__Work instructions__. Each entry here needs to be set down again exactly, please; pictures are left out.

[Entries with chart source code]

· · ·

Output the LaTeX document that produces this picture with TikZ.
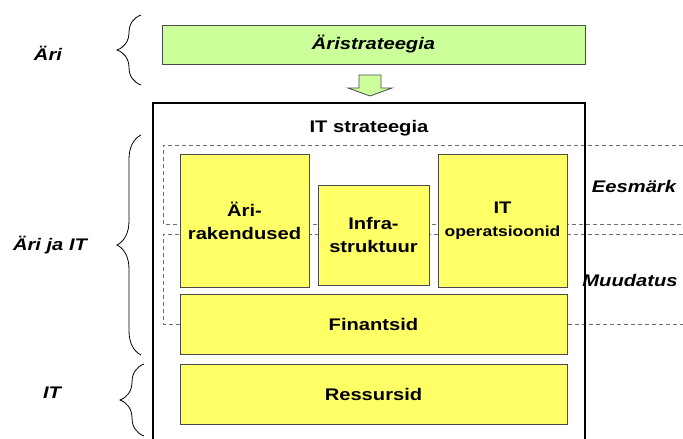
\documentclass[tikz,border=0pt]{standalone}
\usepackage{fontspec}
\setmainfont[FakeStretch=1.2]{Liberation Sans}
\usetikzlibrary{decorations.pathreplacing}
\definecolor{boxyellow}{HTML}{FFFF66}
\definecolor{boxgreen}{HTML}{CCFF99}
\definecolor{edgegray}{HTML}{4A4A4A}
\definecolor{dashgray}{HTML}{707070}
\begin{document}
\begin{tikzpicture}[x=1pt,y=-1pt,
  lbl/.style={font=\fontsize{16.8}{20}\selectfont\bfseries\itshape, inner sep=0pt},
  txt/.style={font=\fontsize{16.8}{23}\selectfont\bfseries, align=center, inner sep=0pt},
  ybox/.style={draw=edgegray, line width=0.9pt, fill=boxyellow, inner sep=0pt,
    font=\fontsize{16.8}{23}\selectfont\bfseries, align=center},
  gbox/.style={draw=edgegray, line width=0.9pt, fill=boxgreen, inner sep=0pt},
  zone/.style={draw=dashgray, line width=0.9pt, dash pattern=on 4pt off 3pt},
  curly/.style={draw, line width=0.8pt, decorate, decoration={brace, amplitude=24pt, aspect=0.5}}
]
\useasboundingbox (0,0) rectangle (683,439);

% business strategy bar and block arrow below it
\node[gbox, minimum width=423pt, minimum height=39pt] (biz) at (373.5,44.5)
  {\fontsize{16.8}{20}\selectfont\bfseries\itshape Äristrateegia};
\coordinate (arr) at (370,75);
\filldraw[fill=boxgreen, draw=edgegray, line width=0.8pt]
  (arr) ++(-11,0) -- ++(22,0) -- ++(0,13) -- ++(11,0) -- (370,96)
  -- (348,88) -- (359,88) -- cycle;

% IT strategy frame
\draw[line width=2pt] (153,439) -- (153,103) -- (585,103) -- (585,439);
\node[txt] (itstrat) at (369,128) {IT strateegia};

% dashed zones (open towards the right edge)
\draw[zone] (683,145) -- (163,145) -- (163,224) -- (683,224);
\draw[zone] (683,234) -- (163,234) -- (163,324) -- (683,324);
\node[lbl] (goal) at (634,186) {Eesmärk};
\node[lbl] (change) at (630,280) {Muudatus};

% building blocks
\node[ybox, minimum width=129pt, minimum height=133pt] (apps) at (244.5,220.5) {Äri-\\rakendused};
\node[ybox, minimum width=111pt, minimum height=100pt] (infra) at (373.5,235) {Infra-\\struktuur};
\node[ybox, minimum width=129pt, minimum height=133pt] (ops) at (502.5,220.5)
  {IT\\{\fontsize{14.6}{20}\selectfont operatsioonid}};
\node[ybox, minimum width=387pt, minimum height=60pt] (fin) at (373.5,324) {Finantsid};
\node[ybox, minimum width=387pt, minimum height=60pt] (res) at (373.5,394) {Ressursid};

% frame line drawn over the dashed zones
\draw[line width=2pt] (585,103) -- (585,439);

% side braces with their labels
\draw[curly] (141,85) -- (141,15);
\node[lbl] (lbiz) at (48,53) {Äri};
\draw[curly] (141,355) -- (141,135);
\node[lbl] (lboth) at (50,245) {Äri ja IT};
\draw[curly] (144,436) -- (144,364);
\node[lbl] (lit) at (52,393) {IT};
\end{tikzpicture}
\end{document}
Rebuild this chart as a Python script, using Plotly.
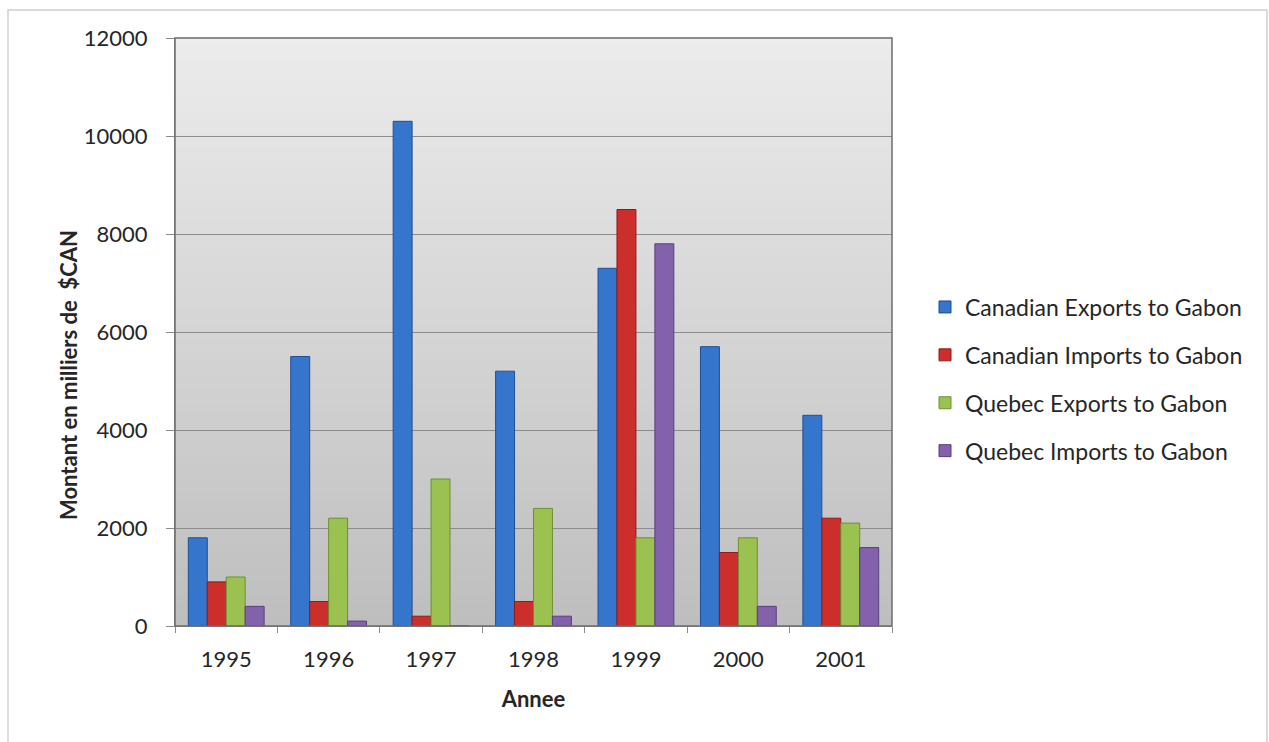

· · ·

__Output of the exercise__.
Output the LaTeX document that produces this picture with TikZ.
\documentclass[tikz,border=0pt]{standalone}
\usepackage{fontspec}
\setmainfont[FakeStretch=1.2]{Liberation Sans}
\usetikzlibrary{decorations.pathreplacing}
\definecolor{boxyellow}{HTML}{FFFF66}
\definecolor{boxgreen}{HTML}{CCFF99}
\definecolor{edgegray}{HTML}{4A4A4A}
\definecolor{dashgray}{HTML}{707070}
\begin{document}
\begin{tikzpicture}[x=1pt,y=-1pt,
  lbl/.style={font=\fontsize{16.8}{20}\selectfont\bfseries\itshape, inner sep=0pt},
  txt/.style={font=\fontsize{16.8}{23}\selectfont\bfseries, align=center, inner sep=0pt},
  ybox/.style={draw=edgegray, line width=0.9pt, fill=boxyellow, inner sep=0pt,
    font=\fontsize{16.8}{23}\selectfont\bfseries, align=center},
  gbox/.style={draw=edgegray, line width=0.9pt, fill=boxgreen, inner sep=0pt},
  zone/.style={draw=dashgray, line width=0.9pt, dash pattern=on 4pt off 3pt},
  curly/.style={draw, line width=0.8pt, decorate, decoration={brace, amplitude=24pt, aspect=0.5}}
]
\useasboundingbox (0,0) rectangle (683,439);

% business strategy bar and block arrow below it
\node[gbox, minimum width=423pt, minimum height=39pt] (biz) at (373.5,44.5)
  {\fontsize{16.8}{20}\selectfont\bfseries\itshape Äristrateegia};
\coordinate (arr) at (370,75);
\filldraw[fill=boxgreen, draw=edgegray, line width=0.8pt]
  (arr) ++(-11,0) -- ++(22,0) -- ++(0,13) -- ++(11,0) -- (370,96)
  -- (348,88) -- (359,88) -- cycle;

% IT strategy frame
\draw[line width=2pt] (153,439) -- (153,103) -- (585,103) -- (585,439);
\node[txt] (itstrat) at (369,128) {IT strateegia};

% dashed zones (open towards the right edge)
\draw[zone] (683,145) -- (163,145) -- (163,224) -- (683,224);
\draw[zone] (683,234) -- (163,234) -- (163,324) -- (683,324);
\node[lbl] (goal) at (634,186) {Eesmärk};
\node[lbl] (change) at (630,280) {Muudatus};

% building blocks
\node[ybox, minimum width=129pt, minimum height=133pt] (apps) at (244.5,220.5) {Äri-\\rakendused};
\node[ybox, minimum width=111pt, minimum height=100pt] (infra) at (373.5,235) {Infra-\\struktuur};
\node[ybox, minimum width=129pt, minimum height=133pt] (ops) at (502.5,220.5)
  {IT\\{\fontsize{14.6}{20}\selectfont operatsioonid}};
\node[ybox, minimum width=387pt, minimum height=60pt] (fin) at (373.5,324) {Finantsid};
\node[ybox, minimum width=387pt, minimum height=60pt] (res) at (373.5,394) {Ressursid};

% frame line drawn over the dashed zones
\draw[line width=2pt] (585,103) -- (585,439);

% side braces with their labels
\draw[curly] (141,85) -- (141,15);
\node[lbl] (lbiz) at (48,53) {Äri};
\draw[curly] (141,355) -- (141,135);
\node[lbl] (lboth) at (50,245) {Äri ja IT};
\draw[curly] (144,436) -- (144,364);
\node[lbl] (lit) at (52,393) {IT};
\end{tikzpicture}
\end{document}
Rebuild this chart as a Python script, using Plotly.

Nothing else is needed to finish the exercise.